Given data –
===
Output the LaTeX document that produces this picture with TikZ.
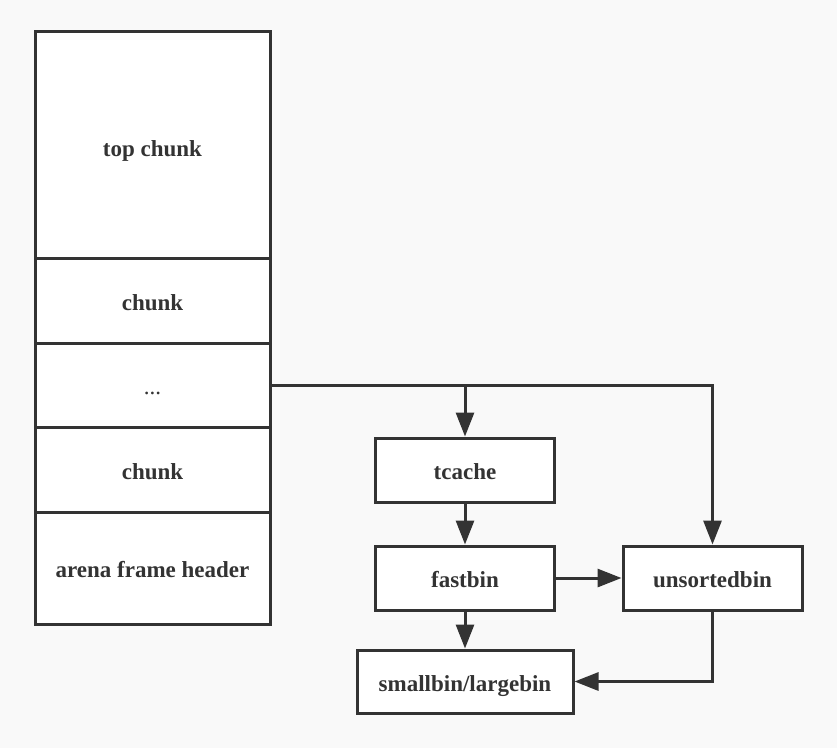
\documentclass[tikz,border=0pt]{standalone}
\usepackage{fontspec}
\setmainfont{Liberation Serif}[BoldFont={Liberation Serif Bold}]
\usetikzlibrary{arrows.meta,positioning}
\definecolor{ink}{HTML}{333333}
\definecolor{paper}{HTML}{F9F9F9}

\begin{document}
\begin{tikzpicture}[
  x=1pt, y=-1pt,
  font=\fontsize{23}{27}\selectfont\bfseries,
  cell/.style={draw=ink, line width=3pt, fill=white, text=ink, minimum width=235pt, inner sep=0pt, outer sep=0pt, text height=22pt, text depth=3pt},
  bin/.style={draw=ink, line width=3pt, fill=white, text=ink, minimum width=179pt, minimum height=64pt, inner sep=0pt, text height=22pt, text depth=3pt},
  arr/.style={-{Triangle[length=24pt,width=18pt]}, draw=ink, line width=3pt}
]
\fill[paper] (0,0) rectangle (837,748);
\useasboundingbox (0,0) rectangle (837,748);
% arena stack
\node[cell, minimum height=227pt] (top) at (152.5,144.5) {\raisebox{-2pt}{top chunk}};
\node[cell, minimum height=85pt, below=0pt of top] (ck1) {chunk};
\node[cell, minimum height=84pt, below=0pt of ck1] (dots) {\mdseries ...};
\node[cell, minimum height=85pt, below=0pt of dots] (ck2) {chunk};
\node[cell, minimum height=112pt, below=0pt of ck2] (hdr) {arena frame header};
% bins
\node[bin] (tc) at (465,470) {tcache};
\node[bin] (fb) at (465,578) {fastbin};
\node[bin] (ub) at (712.5,578) {unsortedbin};
\node[bin, minimum width=216pt, minimum height=63pt] (sl) at (465,681.5) {smallbin/largebin};
\coordinate (split) at (dots.east -| tc.north);
\draw[arr] (dots.east) -| (ub.north);
\draw[arr] (split) -- (tc.north);
\draw[arr] (tc) -- (fb);
\draw[arr] (fb) -- (ub);
\draw[arr] (fb) -- (sl);
\draw[arr] (ub.south) |- (sl.east);
\end{tikzpicture}
\end{document}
===
Problem description – Every line above should be returned word for word, with the pictures left behind.

Complete answer –
Output the LaTeX document that produces this picture with TikZ.
\documentclass[tikz,border=0pt]{standalone}
\usepackage{fontspec}
\setmainfont{Liberation Serif}[BoldFont={Liberation Serif Bold}]
\usetikzlibrary{arrows.meta,positioning}
\definecolor{ink}{HTML}{333333}
\definecolor{paper}{HTML}{F9F9F9}

\begin{document}
\begin{tikzpicture}[
  x=1pt, y=-1pt,
  font=\fontsize{23}{27}\selectfont\bfseries,
  cell/.style={draw=ink, line width=3pt, fill=white, text=ink, minimum width=235pt, inner sep=0pt, outer sep=0pt, text height=22pt, text depth=3pt},
  bin/.style={draw=ink, line width=3pt, fill=white, text=ink, minimum width=179pt, minimum height=64pt, inner sep=0pt, text height=22pt, text depth=3pt},
  arr/.style={-{Triangle[length=24pt,width=18pt]}, draw=ink, line width=3pt}
]
\fill[paper] (0,0) rectangle (837,748);
\useasboundingbox (0,0) rectangle (837,748);
% arena stack
\node[cell, minimum height=227pt] (top) at (152.5,144.5) {\raisebox{-2pt}{top chunk}};
\node[cell, minimum height=85pt, below=0pt of top] (ck1) {chunk};
\node[cell, minimum height=84pt, below=0pt of ck1] (dots) {\mdseries ...};
\node[cell, minimum height=85pt, below=0pt of dots] (ck2) {chunk};
\node[cell, minimum height=112pt, below=0pt of ck2] (hdr) {arena frame header};
% bins
\node[bin] (tc) at (465,470) {tcache};
\node[bin] (fb) at (465,578) {fastbin};
\node[bin] (ub) at (712.5,578) {unsortedbin};
\node[bin, minimum width=216pt, minimum height=63pt] (sl) at (465,681.5) {smallbin/largebin};
\coordinate (split) at (dots.east -| tc.north);
\draw[arr] (dots.east) -| (ub.north);
\draw[arr] (split) -- (tc.north);
\draw[arr] (tc) -- (fb);
\draw[arr] (fb) -- (ub);
\draw[arr] (fb) -- (sl);
\draw[arr] (ub.south) |- (sl.east);
\end{tikzpicture}
\end{document}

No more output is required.